La configuration de la dédramatisation et de la neutralisation du racisme illustre que le racisme au quotidien nécessite, pour se perpétuer, des stratégies visant à remettre en question son existence. Ces résultats vont dans le même sens que plusieurs écrits qui mettent en lumière que, dans différents contextes nationaux, la parole des personnes qui vivent et dénoncent le racisme à l’école ou ailleurs est constamment remise en question sous prétexte d’émotivité, de sensibilité excessive ou d’un manque de compréhension du concept même de racisme (Ahmed, 2007; Essed, 1991; Hagerman, 2018).

Enfin, un regard transversal sur ces configurations du racisme au quotidien illustre bien comment les trois forces du racisme au quotidien, la marginalisation, la problématisation et le containment opèrent de façon imbriquée. Dans ce sens, le racisme au quotidien se déploie par le recours à la marque raciale pour désigner quels sont les élèves intégrés ou non, par des actes routiniers qui rendent effectives ces distinctions et par la négation de leurs effets sur l’expérience des élèves.

CONCLUSION

Cet exercice nous a permis de rendre visibles des données qui ne l’étaient pas dans la recherche primaire. En tant que personnes y ayant contribué de près, cette dernière a constitué un terrain fécond pour nous interroger sur nos angles morts et ainsi éclairer comment la recherche en éducation, plus largement, est susceptible de contribuer au déni, voire au camouflage, du racisme. D’une part, en se centrant principalement sur les forces de problématisation et de marginalisation sans reconnaitre le containment, la recherche est susceptible de participer à une simplification du racisme sans en reconnaitre toute la complexité et sa nature systémique.
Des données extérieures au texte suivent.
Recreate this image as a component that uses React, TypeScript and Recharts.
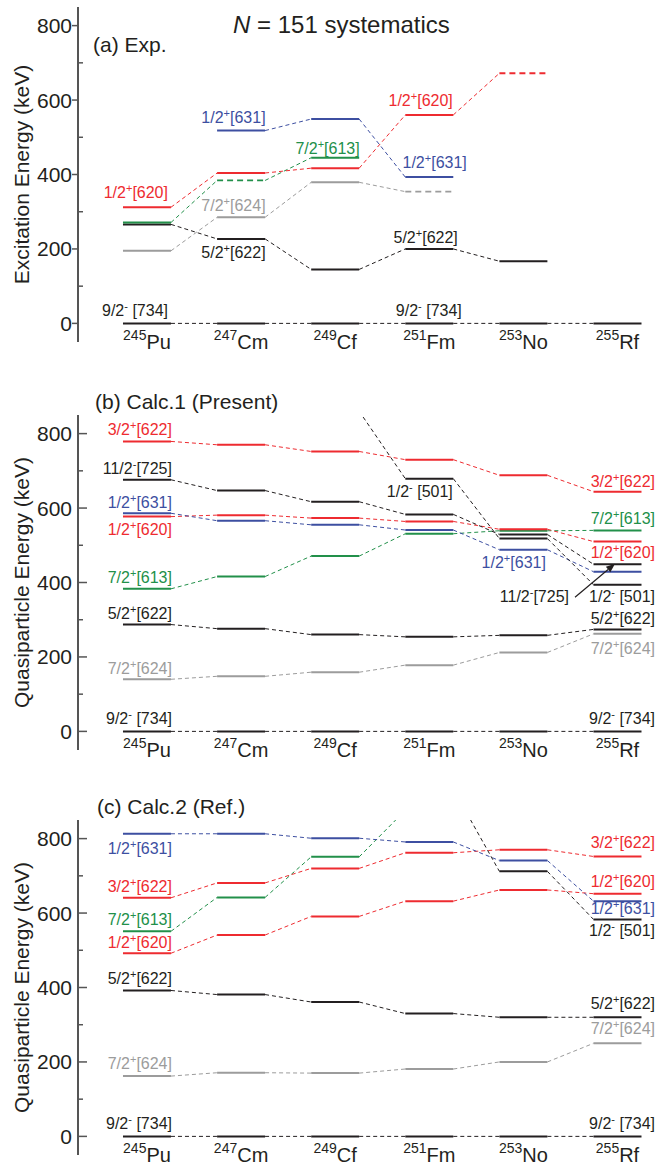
import React from 'react'
import { ComposedChart, Line, Scatter, XAxis, YAxis } from 'recharts'

// nuclei along the x axis
const nucleusMass = ['245', '247', '249', '251', '253', '255']
const nucleusName = ['Pu', 'Cm', 'Cf', 'Fm', 'No', 'Rf']
const nucleusTicks = [0, 1, 2, 3, 4, 5]
const energyTicks = [0, 100, 200, 300, 400, 500, 600, 700, 800]

// (a) Exp. — excitation energies (keV), null = not observed
const expGs734 = [0, 0, 0, 0, 0, 0]
const exp622 = [266, 227, 145, 200, 167, null]
const exp624 = [195, 285, 379, 354, null, null]
const exp613 = [271, 384, 445, null, null, null]
const exp620 = [312, 404, 417, 560, 672, null]
const exp631 = [null, 518, 549, 393, null, null]
// tentative levels (drawn dashed)
const exp624Tentative = [3]
const exp613Tentative = [1]
const exp620Tentative = [4]

// (b) Calc.1 (Present) — quasiparticle energies (keV)
const c1Gs734 = [0, 0, 0, 0, 0, 0]
const c1_624 = [140, 148, 159, 178, 212, 262]
const c1_622 = [287, 276, 260, 254, 258, 274]
const c1_613 = [383, 416, 471, 531, 539, 540]
const c1_620 = [577, 581, 573, 564, 543, 510]
const c1_631 = [586, 566, 555, 541, 488, 429]
const c1_725 = [676, 647, 617, 583, 529, 449]
const c1_3_622 = [779, 770, 752, 730, 688, 644]
const c1_501 = [null, null, 860, 679, 518, 394]

// (c) Calc.2 (Ref.) — quasiparticle energies (keV)
const c2Gs734 = [0, 0, 0, 0, 0, 0]
const c2_624 = [162, 171, 170, 181, 200, 250]
const c2_622 = [392, 381, 361, 330, 320, 320]
const c2_620 = [492, 541, 591, 632, 662, 652]
const c2_613 = [551, 642, 751, 876, null, null]
const c2_3_622 = [641, 681, 720, 762, 770, 752]
const c2_631 = [813, 813, 801, 791, 741, 632]
const c2_501 = [null, null, null, 933, 712, 583]

const RED = '#ee2b30'
const BLUE = '#3d4fa1'
const GREEN = '#22904a'
const GRAY = '#9c9c9c'
const BLACK = '#231f20'
const FONT = "'Liberation Sans', Arial, Helvetica, sans-serif"

const W = 659
const AXIS_X = 78
const PLOT_H = 335
const XAXIS_H = 14
const HALF = 0.255
const X_DOMAIN = [-0.733, 5.441]
const Y_DOMAIN = [-50, 850]

type Level = { key: string; values: (number | null)[]; color: string; tentative?: number[] }
type LabelDef = { level: string; at: number; name: string; dx: number; dy: number; arrow?: boolean }

const expLevels: Level[] = [
  { key: 'gs', values: expGs734, color: BLACK },
  { key: '624', values: exp624, color: GRAY, tentative: exp624Tentative },
  { key: '622', values: exp622, color: BLACK },
  { key: '613', values: exp613, color: GREEN, tentative: exp613Tentative },
  { key: '620', values: exp620, color: RED, tentative: exp620Tentative },
  { key: '631', values: exp631, color: BLUE },
]

const expLabels: LabelDef[] = [
  { level: '620', at: 0, name: '1/2+[620]', dx: 21, dy: -9 },
  { level: 'gs', at: 0, name: '9/2- [734]', dx: 21, dy: -7 },
  { level: '631', at: 1, name: '1/2+[631]', dx: 24.5, dy: -8 },
  { level: '624', at: 1, name: '7/2+[624]', dx: 24.5, dy: -6 },
  { level: '622', at: 1, name: '5/2+[622]', dx: 24.5, dy: 19 },
  { level: '613', at: 2, name: '7/2+[613]', dx: 24.5, dy: -4 },
  { level: '620', at: 3, name: '1/2+[620]', dx: 23.5, dy: -9 },
  { level: '631', at: 3, name: '1/2+[631]', dx: 37.5, dy: -9 },
  { level: '622', at: 3, name: '5/2+[622]', dx: 28.5, dy: -6 },
  { level: 'gs', at: 3, name: '9/2- [734]', dx: 32.5, dy: -7 },
]

const c1Levels: Level[] = [
  { key: 'gs', values: c1Gs734, color: BLACK },
  { key: '624', values: c1_624, color: GRAY },
  { key: '622', values: c1_622, color: BLACK },
  { key: '613', values: c1_613, color: GREEN },
  { key: '620', values: c1_620, color: RED },
  { key: '631', values: c1_631, color: BLUE },
  { key: '725', values: c1_725, color: BLACK },
  { key: '3_622', values: c1_3_622, color: RED },
  { key: '501', values: c1_501, color: BLACK },
]

const c1Labels: LabelDef[] = [
  { level: '3_622', at: 0, name: '3/2+[622]', dx: 25, dy: -6 },
  { level: '725', at: 0, name: '11/2-[725]', dx: 25, dy: -6 },
  { level: '631', at: 0, name: '1/2+[631]', dx: 25, dy: -5 },
  { level: '620', at: 0, name: '1/2+[620]', dx: 25, dy: 18 },
  { level: '613', at: 0, name: '7/2+[613]', dx: 25, dy: -6 },
  { level: '622', at: 0, name: '5/2+[622]', dx: 25, dy: -6 },
  { level: '624', at: 0, name: '7/2+[624]', dx: 25, dy: -5 },
  { level: 'gs', at: 0, name: '9/2- [734]', dx: 25, dy: -7 },
  { level: '501', at: 3, name: '1/2- [501]', dx: 23.5, dy: 18 },
  { level: '631', at: 4, name: '1/2+[631]', dx: 22.5, dy: 18 },
  { level: '3_622', at: 5, name: '3/2+[622]', dx: 37.5, dy: -5 },
  { level: '613', at: 5, name: '7/2+[613]', dx: 37.5, dy: -6 },
  { level: '620', at: 5, name: '1/2+[620]', dx: 37.5, dy: 16 },
  { level: '725', at: 5, name: '11/2-[725]', dx: -48.5, dy: 38, arrow: true },
  { level: '501', at: 5, name: '1/2- [501]', dx: 37.5, dy: 17 },
  { level: '622', at: 5, name: '5/2+[622]', dx: 37.5, dy: -5 },
  { level: '624', at: 5, name: '7/2+[624]', dx: 37.5, dy: 20 },
  { level: 'gs', at: 5, name: '9/2- [734]', dx: 37.5, dy: -7 },
]

const c2Levels: Level[] = [
  { key: 'gs', values: c2Gs734, color: BLACK },
  { key: '624', values: c2_624, color: GRAY },
  { key: '622', values: c2_622, color: BLACK },
  { key: '620', values: c2_620, color: RED },
  { key: '613', values: c2_613, color: GREEN },
  { key: '3_622', values: c2_3_622, color: RED },
  { key: '631', values: c2_631, color: BLUE },
  { key: '501', values: c2_501, color: BLACK },
]

const c2Labels: LabelDef[] = [
  { level: '631', at: 0, name: '1/2+[631]', dx: 25, dy: 20 },
  { level: '3_622', at: 0, name: '3/2+[622]', dx: 25, dy: -6 },
  { level: '613', at: 0, name: '7/2+[613]', dx: 25, dy: -6 },
  { level: '620', at: 0, name: '1/2+[620]', dx: 25, dy: -5 },
  { level: '622', at: 0, name: '5/2+[622]', dx: 25, dy: -6 },
  { level: '624', at: 0, name: '7/2+[624]', dx: 25, dy: -7 },
  { level: 'gs', at: 0, name: '9/2- [734]', dx: 25, dy: -7 },
  { level: '3_622', at: 5, name: '3/2+[622]', dx: 37.5, dy: -8 },
  { level: '620', at: 5, name: '1/2+[620]', dx: 37.5, dy: -7 },
  { level: '631', at: 5, name: '1/2+[631]', dx: 37.5, dy: 13 },
  { level: '501', at: 5, name: '1/2- [501]', dx: 37.5, dy: 17 },
  { level: '622', at: 5, name: '5/2+[622]', dx: 37.5, dy: -8 },
  { level: '624', at: 5, name: '7/2+[624]', dx: 37.5, dy: -9 },
  { level: 'gs', at: 5, name: '9/2- [734]', dx: 37.5, dy: -7 },
]

function segmentData(values: (number | null)[], tentative: number[] = [], wantTentative: boolean) {
  const out: { x: number; y: number | null }[] = []
  values.forEach((v, i) => {
    if (v == null) return
    if (tentative.includes(i) !== wantTentative) return
    out.push({ x: i - HALF, y: v }, { x: i + HALF, y: v }, { x: i + HALF, y: null })
  })
  return out
}

function linkData(values: (number | null)[]) {
  const out: { x: number; y: number | null }[] = []
  for (let i = 0; i < values.length - 1; i++) {
    const a = values[i]
    const b = values[i + 1]
    if (a == null || b == null) continue
    out.push({ x: i + HALF, y: a }, { x: i + 1 - HALF, y: b }, { x: i + 1 - HALF, y: null })
  }
  return out
}

function LevelLabel(props: any) {
  const { cx, cy, payload } = props
  if (cx == null || cy == null || !payload) return <g />
  const m = /^(\d+\/2)([+-])(.*)$/.exec(payload.name)
  const spin = m ? m[1] : payload.name
  const parity = m ? m[2] : ''
  const rest = m ? m[3] : ''
  const tx = cx + payload.dx
  const ty = cy + payload.dy
  let arrow = null
  if (payload.arrow) {
    const x1 = cx - 42.5
    const y1 = cy + 33
    const x2 = cx - 2.5
    const y2 = cy - 0.5
    const ang = Math.atan2(y2 - y1, x2 - x1)
    const L = 9
    const Wd = 3.5
    const bx = x2 - L * Math.cos(ang)
    const by = y2 - L * Math.sin(ang)
    const px = -Math.sin(ang) * Wd
    const py = Math.cos(ang) * Wd
    arrow = (
      <g>
        <line x1={x1} y1={y1} x2={bx} y2={by} stroke={BLACK} strokeWidth={1.2} />
        <polygon points={`${x2},${y2} ${bx + px},${by + py} ${bx - px},${by - py}`} fill={BLACK} />
      </g>
    )
  }
  return (
    <g>
      <text x={tx} y={ty} textAnchor="end" fontSize={16} fill={payload.color} fontFamily={FONT}>
        {spin}
        <tspan fontSize={11} dy={-6}>{parity}</tspan>
        <tspan dy={6}>{rest}</tspan>
      </text>
      {arrow}
    </g>
  )
}

function Panel({ top, marginTop, height, levels, labels, yLabel, majorOut }: {
  top: number; marginTop: number; height: number; levels: Level[]; labels: LabelDef[]; yLabel: string; majorOut: boolean
}) {
  const bottom = height - marginTop - PLOT_H - XAXIS_H
  const baseY = marginTop + PLOT_H + 7
  const labelPoints = labels.map((l) => {
    const lv = levels.find((k) => k.key === l.level)!
    return { x: l.at, y: lv.values[l.at], name: l.name, color: lv.color, dx: l.dx, dy: l.dy, arrow: l.arrow }
  })

  const nucleusTick = (p: any) => {
    const i = p.payload.value
    return (
      <text x={p.x} y={baseY} textAnchor="middle" fill={BLACK} fontFamily={FONT}>
        <tspan fontSize={14} dy={-9}>{nucleusMass[i]}</tspan>
        <tspan fontSize={20} dy={9}>{nucleusName[i]}</tspan>
      </text>
    )
  }

  const energyTick = (p: any) => {
    const v = p.payload.value
    const y = p.y
    if (v % 200 !== 0) {
      return <line x1={AXIS_X} x2={AXIS_X + 5} y1={y} y2={y} stroke="#555" strokeWidth={1.5} />
    }
    return (
      <g>
        <line x1={majorOut ? AXIS_X - 6 : AXIS_X} x2={majorOut ? AXIS_X : AXIS_X + 9} y1={y} y2={y} stroke="#555" strokeWidth={1.5} />
        <text x={AXIS_X - 6} y={y} dy={7.5} textAnchor="end" fontSize={21} fill={BLACK} fontFamily={FONT}>
          {v}
        </text>
      </g>
    )
  }

  return (
    <div style={{ position: 'absolute', left: 0, top }}>
      <ComposedChart width={W} height={height} margin={{ top: marginTop, right: 0, bottom, left: 0 }}>
        <XAxis
          dataKey="x"
          type="number"
          domain={X_DOMAIN}
          allowDataOverflow
          ticks={nucleusTicks}
          interval={0}
          axisLine={false}
          tickLine={false}
          height={XAXIS_H}
          tick={nucleusTick}
        />
        <YAxis
          dataKey="y"
          type="number"
          domain={Y_DOMAIN}
          allowDataOverflow
          ticks={energyTicks}
          interval={0}
          width={AXIS_X}
          axisLine={{ stroke: '#555', strokeWidth: 2 }}
          tickLine={false}
          tick={energyTick}
          label={{
            value: yLabel,
            angle: -90,
            position: 'insideLeft',
            offset: 22,
            style: { textAnchor: 'middle', fontSize: 21, fill: BLACK, fontFamily: FONT },
          }}
        />
        {levels.map((lv) => (
          <Line
            key={`link-${lv.key}`}
            data={linkData(lv.values)}
            dataKey="y"
            stroke={lv.color}
            strokeWidth={1}
            strokeDasharray="4 3"
            dot={false}
            activeDot={false}
            isAnimationActive={false}
          />
        ))}
        {levels.map((lv) => (
          <Line
            key={`lvl-${lv.key}`}
            data={segmentData(lv.values, lv.tentative, false)}
            dataKey="y"
            stroke={lv.color}
            strokeWidth={2}
            dot={false}
            activeDot={false}
            isAnimationActive={false}
          />
        ))}
        {levels
          .filter((lv) => lv.tentative && lv.tentative.length)
          .map((lv) => (
            <Line
              key={`tent-${lv.key}`}
              data={segmentData(lv.values, lv.tentative, true)}
              dataKey="y"
              stroke={lv.color}
              strokeWidth={1.8}
              strokeDasharray="6 4"
              dot={false}
              activeDot={false}
              isAnimationActive={false}
            />
          ))}
        <Scatter data={labelPoints} dataKey="y" shape={LevelLabel} isAnimationActive={false} />
      </ComposedChart>
    </div>
  )
}

export default function App() {
  return (
    <div style={{ position: 'absolute', left: 0, top: 0, width: W, height: 1169, background: '#fff', overflow: 'hidden' }}>
      <Panel top={0} marginTop={7} height={400} levels={expLevels} labels={expLabels} yLabel="Excitation Energy (keV)" majorOut />
      <Panel top={370} marginTop={45} height={400} levels={c1Levels} labels={c1Labels} yLabel="Quasiparticle Energy (keV)" majorOut={false} />
      <Panel top={775} marginTop={45} height={394} levels={c2Levels} labels={c2Labels} yLabel="Quasiparticle Energy (keV)" majorOut={false} />
      <svg width={W} height={1169} style={{ position: 'absolute', left: 0, top: 0, pointerEvents: 'none' }}>
        <text x={233} y={33} fontSize={24} fill={BLACK} fontFamily={FONT}>
          <tspan fontStyle="italic">N</tspan> = 151 systematics
        </text>
        <text x={93} y={52} fontSize={21} fill={BLACK} fontFamily={FONT}>(a) Exp.</text>
        <text x={95} y={409} fontSize={21} fill={BLACK} fontFamily={FONT}>(b) Calc.1 (Present)</text>
        <text x={97} y={814} fontSize={21} fill={BLACK} fontFamily={FONT}>(c) Calc.2 (Ref.)</text>
      </svg>
    </div>
  )
}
D’autre part, en faisant le choix de se centrer sur les personnes faisant l’expérience du racisme uniquement à travers celles s’autodéclarant comme telles, la recherche peut renforcer une vision du racisme comme n’impliquant que ces dernières, sans s’interroger sur la part de leurs interactions avec le groupe dominant. Ainsi, l’absence de données d’autodéclaration des personnes participantes, qui semblait au départ une limite de l’étude primaire, s’est avérée l’être moins qu’anticipé dans le sens où notre démarche a permis de documenter le racisme en tant que rapport social en évitant de reposer uniquement sur la sollicitation de personnes invitées à se définir comme racisées. Comme le propose Essed (1991), le racisme au quotidien permet ainsi de dépasser une perspective individuelle et microsociologique de l’expérience du racisme pour en éclairer les contours macrosociologiques. Ces considérations méritent plus d’attention de la part des chercheuses et chercheurs, car leur absence à la fois dans l’élaboration, la réalisation et la diffusion des projets de recherche est susceptible de contribuer à ce camouflage en renforçant ce que « les autres ne […] voient pas, mais [que] toi tu […] vois », comme l’exprimait un élève participant.